How You Can Help the Japanese People Recover
I know lots of campaigns will be waged to help the people of Sendai and other areas impacted. And I hope some of those campaigns will eventually get to things like assisting education, agriculture, etc recover so those communities where its possible can begin to rebuild. Right now though, efforts to meet the immediate needs of water, food and shelter are underway by several charitable organizations. This blog on the NYTimes has a good list and I’d encourage you to look at whether you can contribute and whether you may qualify for a company match or something.
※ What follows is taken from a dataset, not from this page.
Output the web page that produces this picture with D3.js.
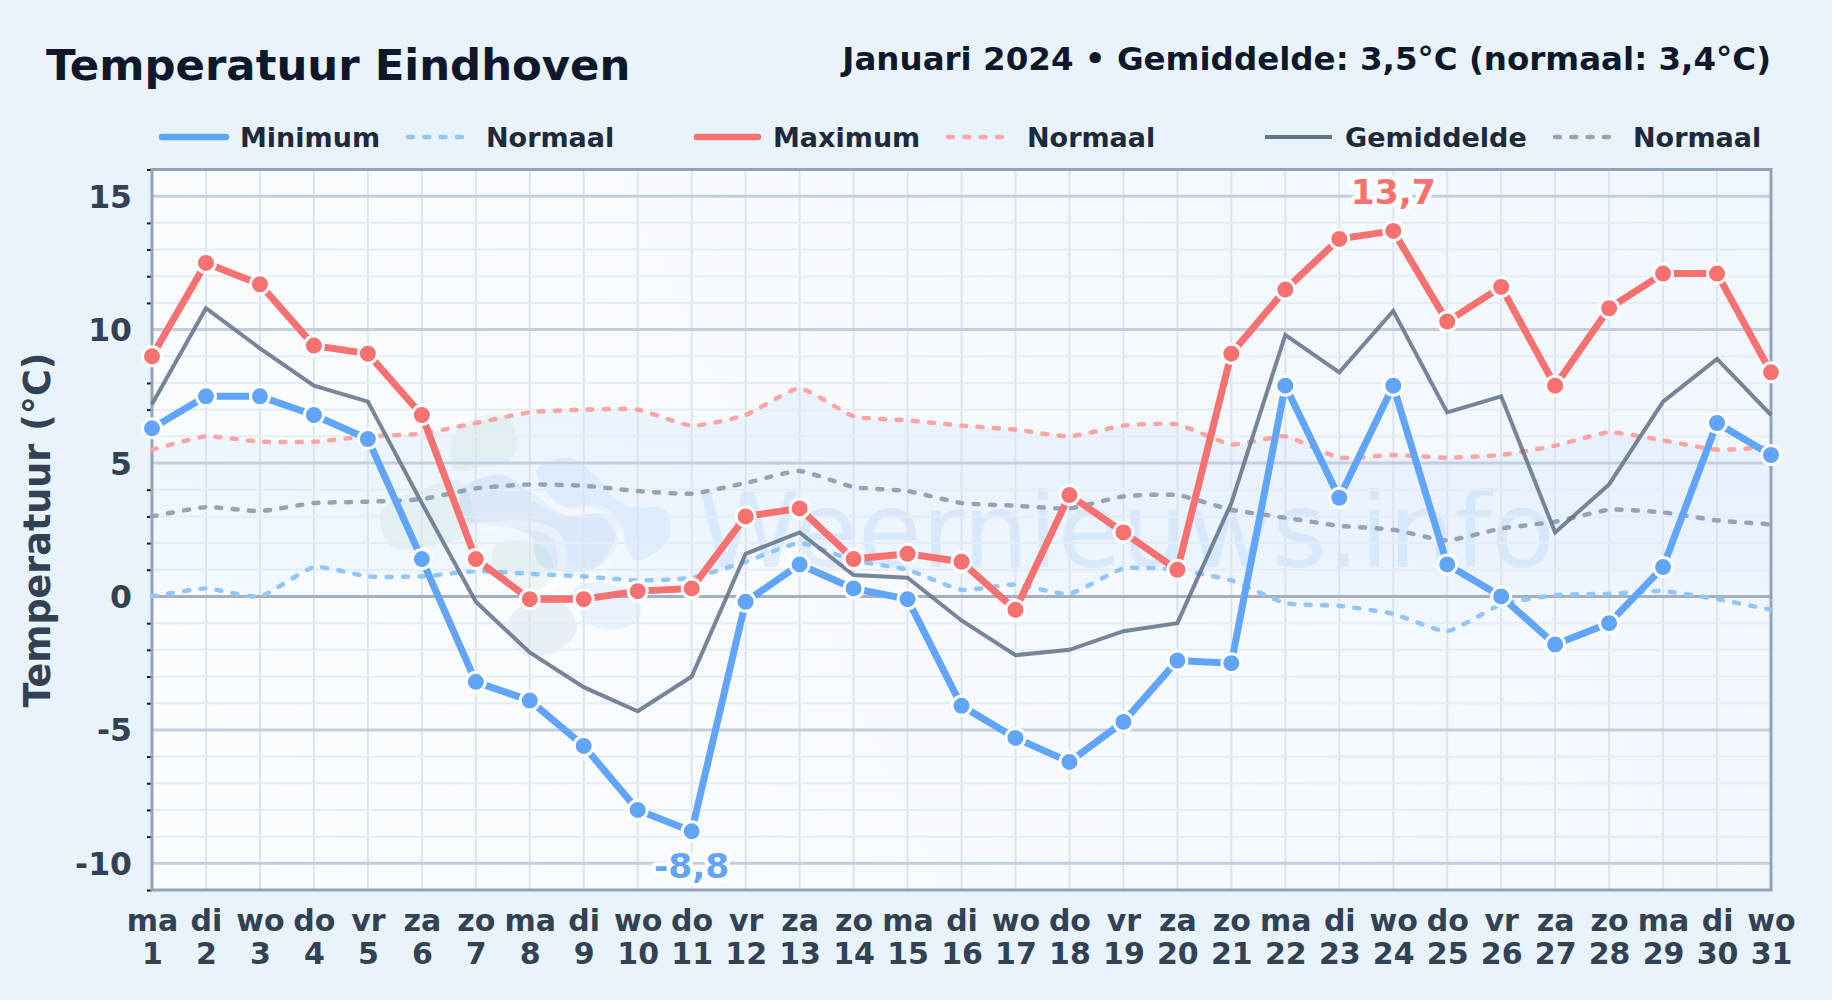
<!DOCTYPE html>
<html lang="nl">
<head>
  <meta charset="UTF-8" />
  <title>Temperatuur Eindhoven</title>
  <script src="https://d3js.org/d3.v7.min.js"></script>
  <style>
    body {
      margin: 0;
      overflow: hidden;
      background: #e8f3fc;
    }
    text {
      font-family: "DejaVu Sans", sans-serif;
      font-weight: bold;
    }
  </style>
</head>
<body>
<svg width="1832" height="1000"></svg>
<script>
const dayNames = ["ma","di","wo","do","vr","za","zo","ma","di","wo","do","vr","za","zo","ma","di","wo","do","vr","za","zo","ma","di","wo","do","vr","za","zo","ma","di","wo"];
const days = d3.range(1, 32);

const minimum = [6.3,7.5,7.5,6.8,5.9,1.4,-3.2,-3.9,-5.6,-8.0,-8.8,-0.2,1.2,0.3,-0.1,-4.1,-5.3,-6.2,-4.7,-2.4,-2.5,7.9,3.7,7.9,1.2,0.0,-1.8,-1.0,1.1,6.5,5.3];
const maximum = [9.0,12.5,11.7,9.4,9.1,6.8,1.4,-0.1,-0.1,0.2,0.3,3.0,3.3,1.4,1.6,1.3,-0.5,3.8,2.4,1.0,9.1,11.5,13.4,13.7,10.3,11.6,7.9,10.8,12.1,12.1,8.4];
const gemiddelde = [7.2,10.8,9.3,7.9,7.3,3.5,-0.2,-2.1,-3.4,-4.3,-3.0,1.6,2.4,0.8,0.7,-0.9,-2.2,-2.0,-1.3,-1.0,3.5,9.8,8.4,10.7,6.9,7.5,2.4,4.2,7.3,8.9,6.8];
const normaalMin = [0,0.3,0,1.1,0.75,0.75,0.95,0.85,0.75,0.6,0.7,1.3,2.0,1.35,1.0,0.25,0.45,0.1,1.05,1.0,0.6,-0.25,-0.35,-0.65,-1.3,-0.3,0.05,0.1,0.2,-0.1,-0.5];
const normaalMax = [5.5,6.0,5.8,5.8,6.0,6.1,6.5,6.9,7.0,7.0,6.4,6.8,7.8,6.75,6.6,6.4,6.25,6.0,6.4,6.45,5.7,6.0,5.2,5.3,5.2,5.3,5.65,6.15,5.85,5.5,5.6];
const normaalGem = [3.0,3.35,3.2,3.5,3.55,3.65,4.05,4.2,4.15,3.95,3.85,4.25,4.7,4.1,3.95,3.5,3.4,3.3,3.75,3.8,3.25,2.95,2.65,2.5,2.1,2.55,2.8,3.25,3.15,2.85,2.7];

const plotL = 152, plotR = 1771, plotT = 169.5, plotB = 890;
const BLUE = "#60a5fa", RED = "#f87171", GREY = "#64748b";
const BLUE_N = "#93c5fd", RED_N = "#fca5a5", GREY_N = "#94a3b8";
const DASH = "5 11.3";

const x = d3.scaleLinear().domain([1, 31]).range([plotL, plotR]);
const y = d3.scaleLinear().domain([-11, 16]).range([plotB, plotT]);
const majorTicks = [-10, -5, 0, 5, 10, 15];
const minorTicks = d3.range(-11, 17).filter(v => v % 5 !== 0);

const svg = d3.select("svg");
const defs = svg.append("defs");

function gradient(id, attrs, stops) {
  const g = defs.append("linearGradient").attr("id", id).attr("gradientUnits", "userSpaceOnUse");
  Object.entries(attrs).forEach(([k, v]) => g.attr(k, v));
  stops.forEach(s => g.append("stop").attr("offset", s[0]).attr("stop-color", s[1]).attr("stop-opacity", s[2]));
}
gradient("plotBg", {x1: plotL, y1: plotB, x2: plotR, y2: plotT}, [[0, "#fafdff", 1], [0.5, "#f6fafe", 1], [1, "#f1f7fe", 1]]);
gradient("bandFill", {x1: 0, y1: y(8), x2: 0, y2: y(-1.5)}, [[0, "#60a5fa", 0.09], [0.7, "#60a5fa", 0.06], [1, "#60a5fa", 0.005]]);

svg.append("rect").attr("width", 1832).attr("height", 1000).attr("fill", "#e8f3fc");
svg.append("rect").attr("x", plotL).attr("y", plotT).attr("width", plotR - plotL).attr("height", plotB - plotT).attr("fill", "url(#plotBg)");

// watermark logo
const blob = d3.line().curve(d3.curveCatmullRomClosed.alpha(0.5));
const arc = d3.line().curve(d3.curveCatmullRom.alpha(0.5));
const logoBlobs = [
  {c: "#a3d18f", o: 0.13, p: [[452,440],[475,418],[505,415],[517,440],[510,460],[478,468],[455,470]]},
  {c: "#a3d18f", o: 0.13, p: [[382,510],[420,490],[462,482],[470,530],[430,546],[390,546]]},
  {c: "#a3d18f", o: 0.13, p: [[495,545],[540,545],[553,565],[540,590],[515,590],[495,570]]},
  {c: "#4f8fdc", o: 0.12, p: [[462,490],[500,475],[535,495],[565,515],[610,515],[617,545],[590,570],[540,565],[530,535],[490,525],[465,520]]},
  {c: "#60a5fa", o: 0.10, p: [[537,470],[570,458],[595,475],[625,505],[665,510],[668,540],[635,560],[620,530],[600,510],[560,505]]},
  {c: "#8aa4c4", o: 0.13, p: [[507,625],[530,600],[565,605],[577,630],[555,652],[525,655]]},
  {c: "#60a5fa", o: 0.10, p: [[574,590],[600,582],[638,600],[638,620],[610,630],[585,620]]}
];
const logoArcs = [
  [[535,497],[565,512],[600,510],[620,535],[605,565],[590,578]],
  [[480,527],[525,525],[555,535],[562,565],[548,590]]
];
const logo = svg.append("g");
logo.selectAll("path.blob").data(logoBlobs).join("path").attr("class", "blob")
  .attr("d", d => blob(d.p))
  .attr("fill", d => d.c)
  .attr("fill-opacity", d => d.o);
logo.selectAll("path.arc").data(logoArcs).join("path").attr("class", "arc")
  .attr("d", d => arc(d))
  .attr("fill", "none").attr("stroke", "#fff").attr("stroke-opacity", 0.45)
  .attr("stroke-width", 9).attr("stroke-linecap", "round");
svg.append("text").attr("x", 697).attr("y", 567)
  .style("font-weight", "normal").style("font-size", "104px")
  .attr("fill", "#60a5fa").attr("fill-opacity", 0.14)
  .text("Weernieuws.info");

// band between the normal minimum and maximum
const normalCurve = d3.curveCardinal.tension(0.5);
svg.append("path")
  .attr("d", d3.area().curve(normalCurve).x((d, i) => x(days[i])).y0((d, i) => y(normaalMin[i])).y1(d => y(d))(normaalMax))
  .attr("fill", "url(#bandFill)");

// grid
const grid = svg.append("g");
grid.selectAll(".v").data(days.slice(1, -1)).join("line").attr("class", "v")
  .attr("x1", d => x(d)).attr("x2", d => x(d)).attr("y1", plotT).attr("y2", plotB)
  .attr("stroke", "#dde4ee").attr("stroke-width", 2);
grid.selectAll(".minor").data(minorTicks).join("line").attr("class", "minor")
  .attr("x1", plotL).attr("x2", plotR).attr("y1", d => y(d)).attr("y2", d => y(d))
  .attr("stroke", "#e6ecf3").attr("stroke-width", 2);
grid.selectAll(".major").data(majorTicks).join("line").attr("class", "major")
  .attr("x1", plotL).attr("x2", plotR).attr("y1", d => y(d)).attr("y2", d => y(d))
  .attr("stroke", d => d === 0 ? "#a3afc2" : "#c3cfdf").attr("stroke-width", 3);

// axes
const yMinor = d3.axisLeft(y).tickValues(minorTicks).tickSize(5).tickFormat("");
svg.append("g").attr("transform", `translate(${plotL},0)`).call(yMinor)
  .call(g => g.select(".domain").remove())
  .selectAll("line").attr("stroke", "#111827").attr("stroke-width", 2);

const yAxis = d3.axisLeft(y).tickValues(majorTicks).tickSize(0).tickPadding(20).tickFormat(d => String(d));
svg.append("g").attr("transform", `translate(${plotL},1)`).call(yAxis)
  .call(g => g.select(".domain").remove())
  .selectAll("text")
  .style("font-size", "31.5px").attr("fill", "#334155");

const xAxis = d3.axisBottom(x).tickValues(days).tickSize(0).tickFormat("");
const xg = svg.append("g").attr("transform", `translate(0,${plotB})`).call(xAxis);
xg.select(".domain").remove();
xg.selectAll(".tick").each(function(d, i) {
  const t = d3.select(this).select("text").attr("y", 0).attr("dy", 0).attr("fill", "#334155").style("font-size", "30px");
  t.append("tspan").attr("x", 0).attr("y", 41).text(dayNames[i]);
  t.append("tspan").attr("x", 0).attr("y", 74).text(d);
});

svg.append("rect").attr("x", plotL).attr("y", plotT).attr("width", plotR - plotL).attr("height", plotB - plotT)
  .attr("fill", "none").attr("stroke", "#94a3b8").attr("stroke-width", 3);

// series
const smooth = d3.line().curve(normalCurve).x((d, i) => x(days[i])).y(d => y(d));
const straight = d3.line().x((d, i) => x(days[i])).y(d => y(d));

[[normaalMin, BLUE_N], [normaalMax, RED_N], [normaalGem, GREY_N]].forEach(([vals, col]) => {
  svg.append("path").attr("d", smooth(vals)).attr("fill", "none")
    .attr("stroke", col).attr("stroke-width", 4.5)
    .attr("stroke-dasharray", DASH).attr("stroke-linecap", "round");
});

svg.append("path").attr("d", straight(gemiddelde)).attr("fill", "none")
  .attr("stroke", GREY).attr("stroke-width", 4).attr("opacity", 0.88);

[[minimum, BLUE], [maximum, RED]].forEach(([vals, col]) => {
  svg.append("path").attr("d", straight(vals)).attr("fill", "none")
    .attr("stroke", col).attr("stroke-width", 7).attr("stroke-linejoin", "round");
  svg.append("g").selectAll("circle").data(vals).join("circle")
    .attr("cx", (d, i) => x(days[i])).attr("cy", d => y(d)).attr("r", 9.5)
    .attr("fill", col).attr("stroke", "#fff").attr("stroke-width", 3);
});

// extreme labels
const fmt = v => String(v).replace(".", ",");
function extreme(vals, col, dy) {
  const v = col === RED ? d3.max(vals) : d3.min(vals);
  const i = vals.indexOf(v);
  svg.append("text").attr("x", x(days[i])).attr("y", y(v) + dy)
    .attr("text-anchor", "middle").style("font-size", "34.5px")
    .attr("fill", col).attr("stroke", "#fff").attr("stroke-width", 8)
    .attr("stroke-linejoin", "round").attr("paint-order", "stroke")
    .text(fmt(v));
}
extreme(maximum, RED, -27);
extreme(minimum, BLUE, 47);

// titles
svg.append("text").attr("x", 46).attr("y", 80).style("font-size", "43.4px").attr("fill", "#0f172a").text("Temperatuur Eindhoven");
svg.append("text").attr("x", 1771).attr("y", 70).attr("text-anchor", "end").style("font-size", "32.5px").attr("fill", "#0f172a")
  .text("Januari 2024 • Gemiddelde: 3,5°C (normaal: 3,4°C)");
svg.append("text").attr("transform", "translate(50,530) rotate(-90)").attr("text-anchor", "middle")
  .style("font-size", "36.5px").attr("fill", "#334155").text("Temperatuur (°C)");

// legend
const legendItems = [
  {label: "Minimum", col: BLUE, x1: 162, x2: 226, tx: 240, w: 6.5, dash: null},
  {label: "Normaal", col: BLUE_N, x1: 408, x2: 464, tx: 486, w: 4.5, dash: DASH},
  {label: "Maximum", col: RED, x1: 697, x2: 758, tx: 773, w: 6.5, dash: null},
  {label: "Normaal", col: RED_N, x1: 948, x2: 1005, tx: 1027, w: 4.5, dash: DASH},
  {label: "Gemiddelde", col: GREY, x1: 1265, x2: 1332, tx: 1345, w: 4, dash: null},
  {label: "Normaal", col: GREY_N, x1: 1555, x2: 1618, tx: 1633, w: 4.5, dash: DASH}
];
const legend = svg.append("g").selectAll("g").data(legendItems).join("g");
legend.append("line")
  .attr("x1", d => d.x1).attr("x2", d => d.x2).attr("y1", 137).attr("y2", 137)
  .attr("stroke", d => d.col).attr("stroke-width", d => d.w)
  .attr("stroke-dasharray", d => d.dash).attr("stroke-linecap", d => d.label === "Gemiddelde" ? "butt" : "round");
legend.append("text").attr("x", d => d.tx).attr("y", 146.5)
  .style("font-size", "27px").attr("fill", "#1e293b").text(d => d.label);
</script>
</body>
</html>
There are other ways to lend support with prayer being one. My brother-in-law Fumi texted me with a very different way to show your support. And while it may seem a bit odd, I love that it’s got the power of Lady Gaga behind it. Lady Gaga has added a simple wristband to her website’s store — it says “We Pray For Japan” on it in both Japanese and English. Her plea to fans is “Little Monsters, show your support for Japan with this “We Pray For Japan” wristband! Choose your price to add an additional donation with your wristband. All proceeds go directly to Japan relief efforts.” With more than 30 million Facebook fans, this simple plea has more than 42,000 likes in hours. And my brother-in-law has already purchased several for family members. The bracelet won’t begin shipping for 10 days or more, but to me that’s part of the beauty of it.
I know a lot of friends have already been sending up prayers. This wristband will be around as a visual reminder for us to take a minute and pray — whether that is to a Christian, Buddhist, Hindu or other god, you can continue to send your support. I am sure families like the ones I’ve met, who have been on their farms for generations are sitting in Sendai looking for hope. I may not have met them, but they are trying to piece their lives back together in a place with devastating issues all around them.
You and I may not be able to personally deliver water, but we may be able to offer some comfort through prayer. And I’m going to make sure I support at least one of those organizations who are responding directly to the immediate needs too. Oh and I’ll have my eye out for agricultural response. I have no idea what the wave of salt water does to land, nor where you start in getting livestock back in place, etc but I have confidence someone will figure all of that out. I believe that companies and organizations will respond and that many of them will give individuals an opportunity to assist in the efforts.